With virtualization pervading all aspects of information technology, the cloud delivery model provides an increased decoupling between the availability of services and the details of their implementation, in a dynamic fashion. This hides many issues but raises others, namely:

  • The variability introduced by cloud service models and deployment variants (private, managed, public hybrid cloud, integration with classical applications and combinations thereof);

  • The plethora of cloud providers and brokers, with a vast range of computing resources, platforms, management services and user and developer APIs (Application Programming Interfaces).

This chapter adopts a broad perspective on cloud computing, in which a cloud is viewed as an elastic set of services, implemented by a set of heterogeneous resources that are interconnected by a set of heterogeneous networks. These resources can range from high-end servers with complex, enterprise-level applications, down to very simple sensors or actuators, without application deployment capabilities.

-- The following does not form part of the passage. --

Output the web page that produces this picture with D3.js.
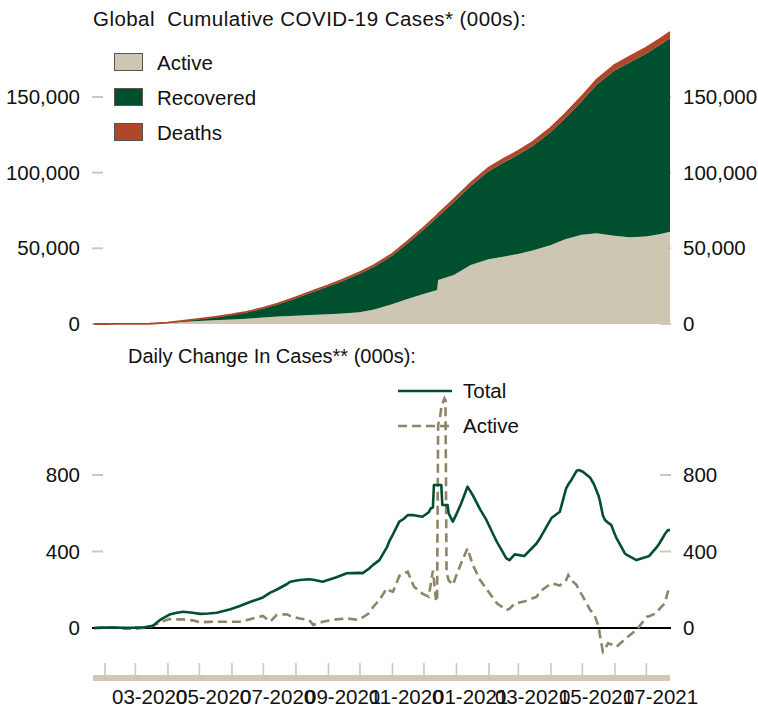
<!DOCTYPE html>
<html>
<head>
<meta charset="utf-8">
<script src="https://d3js.org/d3.v7.min.js"></script>
<style>
  body { margin: 0; background: #fff; }
  svg { display: block; }
  text { font-family: "Liberation Sans", Arial, sans-serif; fill: #111; }
</style>
</head>
<body>
<div id="chart"></div>
<script>
// cumulative cases, 000s
var cumDates = ["2020-01-22","2020-02-01","2020-02-15","2020-03-01","2020-03-15","2020-04-01","2020-04-15",
  "2020-05-01","2020-05-15","2020-06-01","2020-06-15","2020-07-01","2020-07-15","2020-08-01","2020-08-15",
  "2020-09-01","2020-09-15","2020-10-01","2020-10-15","2020-11-01","2020-11-15","2020-12-01","2020-12-14",
  "2020-12-15","2020-12-30","2021-01-15","2021-02-01","2021-02-15","2021-03-01","2021-03-15","2021-04-01",
  "2021-04-15","2021-05-01","2021-05-15","2021-06-01","2021-06-15","2021-07-01","2021-07-15","2021-07-24"];
var cumTotal = [0.6, 12, 69, 88, 167, 932, 2050, 3350, 4560, 6270, 8000, 10600, 13500, 17600, 21300,
  25600, 29400, 34200, 38900, 46300, 54200, 63700, 72000, 72700, 82500, 93200, 103200, 109000, 114300,
  120300, 129600, 138900, 150500, 161500, 171200, 176500, 182600, 188700, 193000];
var cumActive = [0.5, 11, 57, 43, 80, 690, 1400, 2000, 2550, 3000, 3400, 4300, 4900, 5400, 6000,
  6500, 7000, 7700, 9500, 13000, 16300, 19800, 22500, 29000, 32400, 39000, 42800, 44500, 46200,
  48500, 52000, 56000, 59000, 59900, 58300, 57400, 57800, 59500, 61000];
var cumDeaths = [0.02, 0.26, 1.7, 3, 6.5, 47, 134, 239, 305, 376, 435, 515, 580, 686, 764,
  853, 932, 1010, 1090, 1190, 1310, 1470, 1610, 1620, 1810, 2000, 2230, 2420, 2540,
  2660, 2830, 2980, 3200, 3370, 3690, 3830, 3950, 4060, 4140];

// daily change, 000s
var dailyDates = ["2020-01-22","2020-02-01","2020-02-10","2020-02-20","2020-03-01","2020-03-10","2020-03-18",
  "2020-03-25","2020-04-03","2020-04-10","2020-04-16","2020-04-25","2020-05-02","2020-05-10","2020-05-18",
  "2020-05-31","2020-06-09","2020-06-18","2020-07-01","2020-07-08","2020-07-14","2020-07-24","2020-07-27",
  "2020-08-05","2020-08-14","2020-08-18","2020-08-27","2020-09-09","2020-09-19","2020-09-30","2020-10-04",
  "2020-10-10","2020-10-14","2020-10-20","2020-10-27","2020-10-30","2020-11-02","2020-11-08","2020-11-12",
  "2020-11-16","2020-11-22","2020-11-30","2020-12-06","2020-12-08","2020-12-10","2020-12-11","2020-12-13",
  "2020-12-14","2020-12-15","2020-12-17","2020-12-18","2020-12-19","2020-12-21","2020-12-22","2020-12-23",
  "2020-12-24","2020-12-25","2020-12-29","2021-01-01","2021-01-06","2021-01-12","2021-01-17","2021-01-24",
  "2021-01-30","2021-02-09","2021-02-18","2021-02-21","2021-02-26","2021-03-07","2021-03-19","2021-03-22",
  "2021-04-02","2021-04-10","2021-04-16","2021-04-18","2021-04-21","2021-04-26","2021-04-28","2021-05-02",
  "2021-05-09","2021-05-12","2021-05-13","2021-05-17","2021-05-18","2021-05-21","2021-05-23","2021-05-26",
  "2021-05-29","2021-06-01","2021-06-03","2021-06-11","2021-06-12","2021-06-22","2021-07-02","2021-07-04",
  "2021-07-11","2021-07-14","2021-07-19","2021-07-22","2021-07-24"];
var dailyTotal = [0, 2, 3, 1, 2, 4, 12,
  42, 70, 80, 85, 80, 74, 76, 80,
  98, 115, 135, 160, 185, 200, 230, 242,
  251, 255, 252, 242, 265, 286, 288, 287,
  310, 330, 355, 420, 460, 490, 556, 570,
  590, 590, 582, 605, 626, 630, 748, 748,
  748, 748, 748, 748, 643, 643, 643, 643,
  643, 600, 556, 590, 652, 739, 695, 620,
  565, 450, 364, 355, 385, 376, 443, 469,
  575, 608, 730, 750, 774, 822, 826, 817,
  785, 757, 745, 690, 669, 590, 565, 550,
  539, 495, 470, 390, 385, 355, 372, 376,
  420, 443, 490, 512, 512];
var dailyActive = [0, 2, 2, -4, -4, 1, 10,
  30, 47, 45, 45, 40, 30, 32, 33,
  33, 33, 45, 63, 33, 68, 72, 62,
  50, 42, 16, 33, 45, 50, 42, 55,
  77, 110, 146, 207, 195, 190, 272, 285,
  294, 216, 180, 164, 230, 300, 250, 140,
  138, 1060, 1110, 1150, 1170, 1200, 1190, 300,
  270, 250, 225, 270, 340, 417, 330, 251,
  205, 129, 94, 100, 129, 138, 164, 190,
  234, 222, 250, 277, 250, 225, 200, 164,
  94, 75, 68, 7, -30, -124, -110, -80,
  -85, -92, -98, -60, -54, -10, 59, 62,
  77, 100, 129, 190, 216];

var topTicks = [0, 50000, 100000, 150000];
var bottomTicks = [0, 400, 800];

var colors = { active: "#cdc6b3", recovered: "#005030", deaths: "#b0472a", dash: "#8e8467", axis: "#cfc8b5" };

var W = 758, H = 715;
var svg = d3.select("#chart").append("svg").attr("width", W).attr("height", H);
var parse = d3.timeParse("%Y-%m-%d");
var fmt = d3.format(",");
var FS = "20.5px";

var x = d3.scaleTime()
  .domain([parse("2020-01-22"), parse("2021-07-24")])
  .range([94, 670]);

// ---------- top chart ----------
var yTop = d3.scaleLinear().domain([0, 150000]).range([324, 97]);

var cumRows = cumDates.map(function(d, i) {
  return {
    date: parse(d),
    active: cumActive[i],
    recovered: cumTotal[i] - cumActive[i] - cumDeaths[i],
    deaths: cumDeaths[i]
  };
});

// tick marks (drawn under areas)
topTicks.forEach(function(t) {
  svg.append("line").attr("x1", 92).attr("x2", 103).attr("y1", yTop(t)).attr("y2", yTop(t))
    .attr("stroke", colors.axis).attr("stroke-width", 2);
  svg.append("line").attr("x1", 660).attr("x2", 671).attr("y1", yTop(t)).attr("y2", yTop(t))
    .attr("stroke", colors.axis).attr("stroke-width", 2);
});

var stack = d3.stack().keys(["active", "recovered", "deaths"]);
var series = stack(cumRows);

var area = d3.area()
  .x(function(d) { return x(d.data.date); })
  .y0(function(d) { return yTop(d[0]); })
  .y1(function(d) { return yTop(d[1]); });

svg.selectAll(".layer")
  .data(series)
  .enter().append("path")
  .attr("class", "layer")
  .attr("fill", function(d) { return colors[d.key]; })
  .attr("d", area);

// thin edge on top of deaths band
svg.append("path")
  .datum(series[2])
  .attr("fill", "none")
  .attr("stroke", colors.deaths)
  .attr("stroke-width", 1.8)
  .attr("d", d3.line().x(function(d) { return x(d.data.date); }).y(function(d) { return yTop(d[1]); }));

var leftTop = svg.append("g").attr("transform", "translate(92,0)")
  .call(d3.axisLeft(yTop).tickValues(topTicks).tickSize(0).tickPadding(12).tickFormat(fmt));
var rightTop = svg.append("g").attr("transform", "translate(671,0)")
  .call(d3.axisRight(yTop).tickValues(topTicks).tickSize(0).tickPadding(12).tickFormat(fmt));
[leftTop, rightTop].forEach(function(g) {
  g.select(".domain").remove();
  g.selectAll("text").style("font-size", FS).style("font-family", "Liberation Sans, Arial, sans-serif").attr("fill", "#111");
});

svg.append("text").attr("x", 93).attr("y", 26).style("font-size", FS)
  .style("white-space", "pre")
  .attr("textLength", 433).attr("lengthAdjust", "spacing")
  .text("Global  Cumulative COVID-19 Cases* (000s):");

var legendTop = [["Active", colors.active], ["Recovered", colors.recovered], ["Deaths", colors.deaths]];
legendTop.forEach(function(l, i) {
  svg.append("rect").attr("x", 114.5).attr("y", 53.5 + i * 35).attr("width", 28).attr("height", 17)
    .attr("fill", l[1]).attr("stroke", "#555").attr("stroke-width", 1);
  svg.append("text").attr("x", 157).attr("y", 69.5 + i * 35).style("font-size", FS).text(l[0]);
});

// ---------- bottom chart ----------
var yBot = d3.scaleLinear().domain([0, 800]).range([628, 475]);

bottomTicks.forEach(function(t) {
  svg.append("line").attr("x1", 92).attr("x2", 103).attr("y1", yBot(t)).attr("y2", yBot(t))
    .attr("stroke", colors.axis).attr("stroke-width", 2);
  svg.append("line").attr("x1", 660).attr("x2", 671).attr("y1", yBot(t)).attr("y2", yBot(t))
    .attr("stroke", colors.axis).attr("stroke-width", 2);
});

var dailyRows = dailyDates.map(function(d, i) {
  return { date: parse(d), total: dailyTotal[i], active: dailyActive[i] };
});

svg.append("line").attr("x1", 92).attr("x2", 671).attr("y1", yBot(0)).attr("y2", yBot(0))
  .attr("stroke", "#000").attr("stroke-width", 2);

svg.append("path").datum(dailyRows)
  .attr("fill", "none").attr("stroke", colors.dash).attr("stroke-width", 2.6)
  .attr("stroke-dasharray", "9,5")
  .attr("d", d3.line().x(function(d) { return x(d.date); }).y(function(d) { return yBot(d.active); }));

svg.append("path").datum(dailyRows)
  .attr("fill", "none").attr("stroke", colors.recovered).attr("stroke-width", 2.6)
  .attr("stroke-linejoin", "round")
  .attr("d", d3.line().x(function(d) { return x(d.date); }).y(function(d) { return yBot(d.total); }));

var leftBot = svg.append("g").attr("transform", "translate(92,0)")
  .call(d3.axisLeft(yBot).tickValues(bottomTicks).tickSize(0).tickPadding(12));
var rightBot = svg.append("g").attr("transform", "translate(671,0)")
  .call(d3.axisRight(yBot).tickValues(bottomTicks).tickSize(0).tickPadding(12));
[leftBot, rightBot].forEach(function(g) {
  g.select(".domain").remove();
  g.selectAll("text").style("font-size", FS).style("font-family", "Liberation Sans, Arial, sans-serif").attr("fill", "#111");
});

svg.append("text").attr("x", 128).attr("y", 363).style("font-size", "20px")
  .text("Daily Change In Cases** (000s):");

svg.append("line").attr("x1", 398).attr("x2", 452).attr("y1", 391).attr("y2", 391)
  .attr("stroke", colors.recovered).attr("stroke-width", 2.6);
svg.append("text").attr("x", 463).attr("y", 398).style("font-size", FS).text("Total");
svg.append("line").attr("x1", 398).attr("x2", 452).attr("y1", 426).attr("y2", 426)
  .attr("stroke", colors.dash).attr("stroke-width", 2.6).attr("stroke-dasharray", "9,5");
svg.append("text").attr("x", 463).attr("y", 433).style("font-size", FS).text("Active");

// ---------- x axis ----------
svg.append("rect").attr("x", 93).attr("y", 675).attr("width", 577).attr("height", 6).attr("fill", colors.axis);

var xAxis = svg.append("g").attr("transform", "translate(0,675)")
  .call(d3.axisTop(x).ticks(d3.timeMonth.every(1)).tickSize(12).tickFormat(""));
xAxis.select(".domain").remove();
xAxis.selectAll("line").attr("stroke", colors.axis).attr("stroke-width", 1.6);

var labelMonths = d3.timeMonth.every(2).range(parse("2020-02-01"), parse("2021-07-24"));
svg.selectAll(".xlab").data(labelMonths).enter().append("text")
  .attr("class", "xlab")
  .attr("x", function(d) { return x(d3.timeDay.offset(d, 14)); })
  .attr("y", 704)
  .attr("text-anchor", "middle")
  .style("font-size", FS)
  .text(d3.timeFormat("%m-%Y"));
</script>
</body>
</html>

Service unreliability and resource migration are expected characteristics.

Figure 1 illustrates various scenarios, in which services deployed on general-purpose clouds need to coexist with others, provided by a set of more specific resources. These can be managed in cloud fashion, dynamically using only what is needed and paying only for what is used. Although a cloud has been represented as the centerpiece in Figure 1, any system may connect directly to any other system.

Figure 1.

An example of a set of heterogeneous systems

In fact, the computer-based world is a giant, distributed, and heterogeneous cloud of clouds, some more dynamic than others, but all with the same basic problems:

  • How to provide enough interoperability to enable systems to cooperate without requiring exact mutual knowledge;

  • How to allow them to evolve independently;

  • How to introduce context information, in particular in applications and networks involving mobility.

Typical general-purpose clouds provide a management API to support non-functional features, such as deploying resources, controlling and charging resource use, monitoring performance, and so on. This chapter emphasizes the functional slant. The cloud is viewed essentially as a dynamic and distributed platform, with on-demand provisioning and deployment (including migration). The main problem is to achieve interoperability between heterogeneous systems, deployed in heterogeneous platforms and expected to migrate and sometimes fail, while minimizing the required coupling between these systems.